Arguably, the report's most disturbing finding concerns the links between forced labour and globalization. In a climate of market deregulation and ever more open trading agreements, many argue that an empowered and enlarged private sector will discourage forced labour. It is the rising-tide-raises-all-boats argument. But the ILO report finds that private agents, not governments or the military, are the ones who inflict the vast majority of forced labour.

The first Global Report on forced labour released in 2001 described human trafficking as "the underside of globalization". The new report goes further, revealing how aspects of globalization actually promote forced labour in multiple environments.

Yet must the maltreatment of human beings be an inevitable outcome of a burgeoning global economy?
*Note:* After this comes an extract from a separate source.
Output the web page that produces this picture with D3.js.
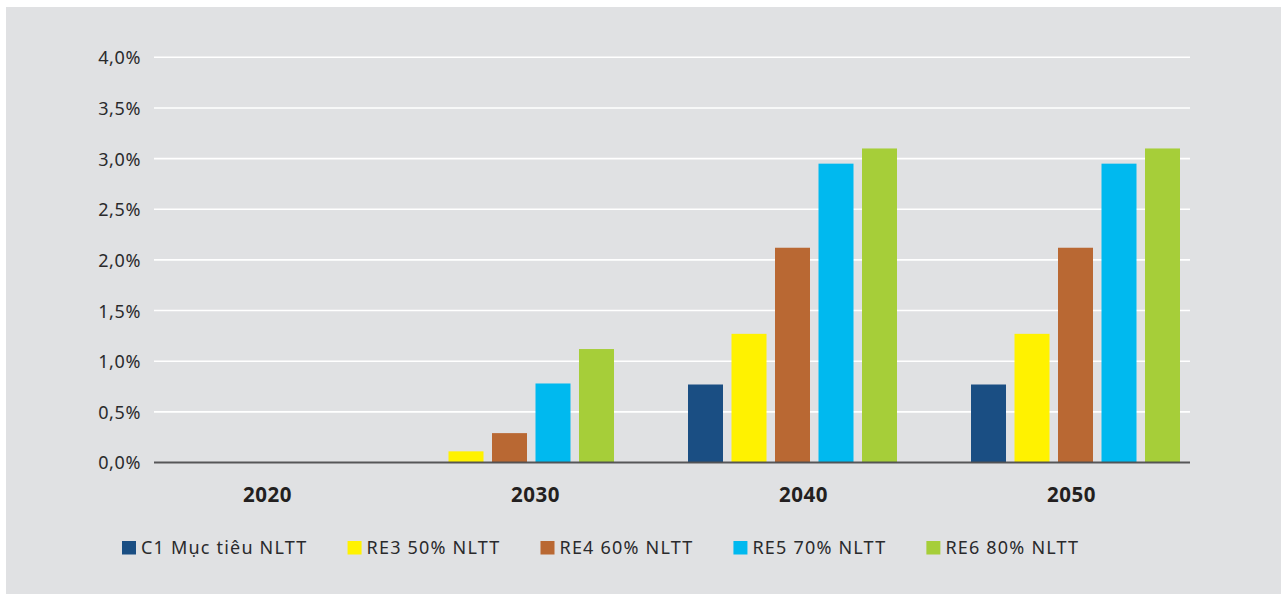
<!DOCTYPE html>
<html>
<head>
<meta charset="utf-8">
<script src="https://cdn.jsdelivr.net/npm/d3@7"></script>
<style>
  html, body { margin: 0; padding: 0; background: #ffffff; }
  svg { display: block; font-family: "Noto Sans", "Open Sans", sans-serif; }
</style>
</head>
<body>
<svg id="chart" width="1284" height="595"></svg>
<script>
// Years on the category axis
const years = ["2020", "2030", "2040", "2050"];

// Scenario names (legend order)
const scenarios = ["C1 Mục tiêu NLTT", "RE3 50% NLTT", "RE4 60% NLTT", "RE5 70% NLTT", "RE6 80% NLTT"];

// Values in percent, one array per scenario, aligned with years
const c1Values  = [0, 0,    0.77, 0.77];
const re3Values = [0, 0.11, 1.27, 1.27];
const re4Values = [0, 0.29, 2.12, 2.12];
const re5Values = [0, 0.78, 2.95, 2.95];
const re6Values = [0, 1.12, 3.10, 3.10];

// Y axis ticks (percent)
const yTicks = [0, 0.5, 1, 1.5, 2, 2.5, 3, 3.5, 4];

const scenarioColors = ["#1a4e83", "#fff200", "#b96833", "#00b9ef", "#a6ce39"];

const seriesValues = [c1Values, re3Values, re4Values, re5Values, re6Values];
const rows = years.map((y, i) => ({
  year: y,
  values: scenarios.map((s, j) => ({ key: s, value: seriesValues[j][i] }))
}));

const svg = d3.select("#chart");

// panel background
svg.append("rect")
  .attr("x", 6).attr("y", 7)
  .attr("width", 1275).attr("height", 587)
  .attr("fill", "#e0e1e3");

const plotLeft = 154, plotRight = 1190;

const y = d3.scaleLinear().domain([0, 4]).range([462.5, 57.3]);

// grouped bands for the bars
const x0 = d3.scaleBand().domain(years).range([122, 1180]).paddingInner(0.2615).paddingOuter(0);
const x1 = d3.scaleBand().domain(scenarios).range([0, x0.bandwidth()]).paddingInner(0.1954).paddingOuter(0);
// category label positions
const xLabel = d3.scalePoint().domain(years).range([267, 1071]);

const color = d3.scaleOrdinal().domain(scenarios).range(scenarioColors);

const locale = d3.formatLocale({ decimal: ",", thousands: ".", grouping: [3], currency: ["", ""] });
const fmt = v => locale.format(".1f")(v) + "%";

// gridlines
svg.append("g")
  .selectAll("line")
  .data(yTicks.filter(t => t > 0))
  .join("line")
  .attr("x1", plotLeft).attr("x2", plotRight)
  .attr("y1", d => y(d)).attr("y2", d => y(d))
  .attr("stroke", "#ffffff")
  .attr("stroke-width", 1.6);

// y axis labels
const yAxis = d3.axisLeft(y).tickValues(yTicks).tickFormat(fmt).tickSize(0).tickPadding(0);
const yAxisG = svg.append("g")
  .attr("transform", "translate(141,0)")
  .call(yAxis);
yAxisG.select(".domain").remove();
yAxisG.selectAll("text")
  .attr("font-family", "'Noto Sans', sans-serif")
  .attr("font-size", 18)
  .attr("letter-spacing", 0.6)
  .attr("fill", "#2a2a2c")
  .attr("dy", "0.36em");

// bars
svg.append("g")
  .selectAll("g")
  .data(rows)
  .join("g")
  .attr("transform", d => `translate(${x0(d.year)},0)`)
  .selectAll("rect")
  .data(d => d.values.filter(v => v.value > 0))
  .join("rect")
  .attr("x", d => x1(d.key))
  .attr("width", x1.bandwidth())
  .attr("y", d => y(d.value))
  .attr("height", d => y(0) - y(d.value))
  .attr("fill", d => color(d.key));

// baseline
svg.append("line")
  .attr("x1", plotLeft).attr("x2", plotRight)
  .attr("y1", y(0)).attr("y2", y(0))
  .attr("stroke", "#4e4e50")
  .attr("stroke-opacity", 0.95)
  .attr("stroke-width", 2);

// category labels
const xAxis = d3.axisBottom(xLabel).tickSize(0).tickPadding(0);
const xAxisG = svg.append("g")
  .attr("transform", "translate(0,501.5)")
  .call(xAxis);
xAxisG.select(".domain").remove();
xAxisG.selectAll("text")
  .attr("font-family", "'Noto Sans', sans-serif")
  .attr("font-size", 20.5)
  .attr("font-weight", 700)
  .attr("letter-spacing", 0.5)
  .attr("fill", "#231f20")
  .attr("dy", 0);

// legend
const legend = svg.append("g").attr("transform", "translate(122,0)");
let cursor = 0;
scenarios.forEach(s => {
  const item = legend.append("g").attr("transform", `translate(${cursor},0)`);
  item.append("rect")
    .attr("x", 0).attr("y", 541)
    .attr("width", 14).attr("height", 13.5)
    .attr("fill", color(s));
  const t = item.append("text")
    .attr("x", 19).attr("y", 554)
    .attr("font-family", "'Noto Sans', sans-serif")
    .attr("font-size", 18)
    .attr("letter-spacing", 1.2)
    .attr("fill", "#2a2a2c")
    .text(s);
  cursor += 19 + t.node().getBBox().width + 40;
});
</script>
</body>
</html>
Obviously, intense competitive pressures can force suppliers to cut costs by any measure and, in extreme cases, lead to forced labour. In fact, the ILO has documented instances where contractors accept such low fees per worker that it is impossible for them to comply with national labour laws. In many countries, this pressure to lower costs happens alongside two other troubling trends.

One is a surplus of migrant workers and their families. These people-without-a-country have less to gain - and more to lose - from reporting illegal work situations because of their fear of deportment.
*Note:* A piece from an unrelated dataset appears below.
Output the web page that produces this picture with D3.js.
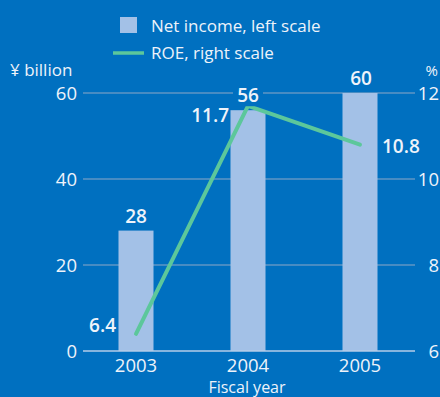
<!DOCTYPE html>
<html>
<head>
<meta charset="utf-8">
<script src="https://cdn.jsdelivr.net/npm/d3@7"></script>
<style>
  html, body { margin: 0; padding: 0; background: #0070c0; }
  svg { display: block; }
  text { font-family: "Open Sans", "Noto Sans", sans-serif; fill: #eef3fa; }
</style>
</head>
<body>
<svg id="chart" width="440" height="397"></svg>
<script>
// Fiscal years and series
const years = ["2003", "2004", "2005"];
const netIncome = [28, 56, 60];          // ¥ billion, left scale
const roe = [6.4, 11.7, 10.8];           // %, right scale
const leftTicks = [0, 20, 40, 60];
const rightTicks = [6, 8, 10, 12];
const roeLabels = ["6.4", "11.7", "10.8"];

const svg = d3.select("#chart");

const x = d3.scaleBand().domain(years).range([80, 416])
  .paddingInner(0.6875).paddingOuter(0.34375);
const yL = d3.scaleLinear().domain([0, 60]).range([351, 93]);
const yR = d3.scaleLinear().domain([6, 12]).range([351, 93]);

const gridX0 = 83, gridX1 = 415;

// gridlines
svg.append("g").selectAll("line").data(leftTicks.filter(d => d > 0)).join("line")
  .attr("x1", gridX0).attr("x2", gridX1)
  .attr("y1", d => yL(d)).attr("y2", d => yL(d))
  .attr("stroke", "#8ea8c6").attr("stroke-width", 1.2);

// left axis labels
svg.append("g").selectAll("text").data(leftTicks).join("text")
  .attr("x", 77).attr("y", d => yL(d) + 6.5)
  .attr("text-anchor", "end").attr("font-size", 18.5)
  .text(d => d);

// right axis labels
svg.append("g").selectAll("text").data(rightTicks).join("text")
  .attr("x", 439).attr("y", d => yR(d) + 6.5)
  .attr("text-anchor", "end").attr("font-size", 18.5)
  .text(d => d);

// axis units
svg.append("text").attr("x", 10).attr("y", 76).attr("font-size", 17).text("¥ billion");
svg.append("text").attr("x", 438).attr("y", 76).attr("text-anchor", "end").attr("font-size", 15).text("%");

// bars
svg.append("g").selectAll("rect").data(netIncome).join("rect")
  .attr("x", (d, i) => x(years[i]))
  .attr("width", x.bandwidth())
  .attr("y", d => yL(d))
  .attr("height", d => yL(0) - yL(d))
  .attr("fill", "#a3c1e7");

// baseline
svg.append("line").attr("x1", gridX0).attr("x2", gridX1)
  .attr("y1", yL(0)).attr("y2", yL(0))
  .attr("stroke", "#b4cde9").attr("stroke-width", 1.5);

// ROE line
const line = d3.line()
  .x((d, i) => x(years[i]) + x.bandwidth() / 2)
  .y(d => yR(d));
svg.append("path").datum(roe)
  .attr("d", line)
  .attr("fill", "none")
  .attr("stroke", "#5cc79b")
  .attr("stroke-width", 4)
  .attr("stroke-linecap", "round")
  .attr("stroke-linejoin", "round");

// net income value labels (with a backing box where one sits on a gridline)
const niLabels = svg.append("g").selectAll("g").data(netIncome).join("g")
  .attr("transform", (d, i) => `translate(${x(years[i]) + x.bandwidth() / 2 + (i === 2 ? 1 : 0)},${yL(d) - 8})`);
niLabels.filter((d, i) => i === 1).append("rect")
  .attr("x", -15).attr("y", -16).attr("width", 30).attr("height", 20)
  .attr("fill", "#0070c0");
niLabels.append("text")
  .attr("text-anchor", "middle").attr("font-size", 19).attr("font-weight", 600)
  .text(d => d);

// ROE value labels
const roePos = [
  { dx: -20, dy: -2, anchor: "end" },
  { dx: -19, dy: 16, anchor: "end" },
  { dx: 22, dy: 8, anchor: "start" }
];
svg.append("g").selectAll("text").data(roe).join("text")
  .attr("x", (d, i) => x(years[i]) + x.bandwidth() / 2 + roePos[i].dx)
  .attr("y", (d, i) => yR(d) + roePos[i].dy)
  .attr("text-anchor", (d, i) => roePos[i].anchor)
  .attr("font-size", 19).attr("font-weight", 600)
  .text((d, i) => roeLabels[i]);

// category labels
svg.append("g").selectAll("text").data(years).join("text")
  .attr("x", d => x(d) + x.bandwidth() / 2)
  .attr("y", 372)
  .attr("text-anchor", "middle").attr("font-size", 18.5)
  .text(d => d);

svg.append("text").attr("x", 247).attr("y", 393)
  .attr("text-anchor", "middle").attr("font-size", 16).text("Fiscal year");

// legend
svg.append("rect").attr("x", 120).attr("y", 17).attr("width", 17).attr("height", 16).attr("fill", "#a3c1e7");
svg.append("text").attr("x", 151).attr("y", 32).attr("font-size", 17).text("Net income, left scale");
svg.append("line").attr("x1", 113).attr("x2", 144).attr("y1", 53).attr("y2", 53)
  .attr("stroke", "#5cc79b").attr("stroke-width", 3.5);
svg.append("text").attr("x", 151).attr("y", 59).attr("font-size", 17).text("ROE, right scale");
</script>
</body>
</html>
The second is the ongoing deregulation of labour markets. Although the established economic view calls for a dismantling of labour laws in order to ensure smooth and flexible trading arrangements, loose rules or no rules have devastating social consequences. Unfettered markets can contribute to fewer labour inspection services and, at the same time, a proliferation of unregistered companies that operate beyond laws. The upshot is more forced labour. This widespread abuse of the most disadvantaged and least protected people in the world today is nothing less than a colossal failure of labour markets, institutions, and regulations.

Given this Dickensian England scenario, can forced labour ever be abolished? Yes, says the ILO. A global alliance against forced labour presents cases where a few select countries are confronting forced labour situations. They are doing so by adopting strong legislation and enforcement policies, by implementing development programmes that tackle root causes such as poverty, and by helping victims rebuild their lives.

But much, much more must be done. A global alliance against forced labour is the ILO's call to governments, employers' and workers' organizations, development agencies, international financial institutions concerned with poverty reduction, and civil society to form an action plan against forced labour in the next four years. Ordinary citizens have a critical role to play as well. From shoes to sugar, educated consumers want to know where their products come from and how they were made. The days when unsavory stations of the production chain could remain hidden from public view are numbered.

With political will and global commitment, forced labour could be eliminated over the next ten years, says ILO Director-General Juan Somavia. There is no doubt it must.

Forced labour, Somavia continues, is "a social evil which has no place in the modern world".

Time will tell what century the world is really in.

Alicia Priest


Note 1 - A global alliance against forced labour, May 2005, International Labour Organization, Geneva.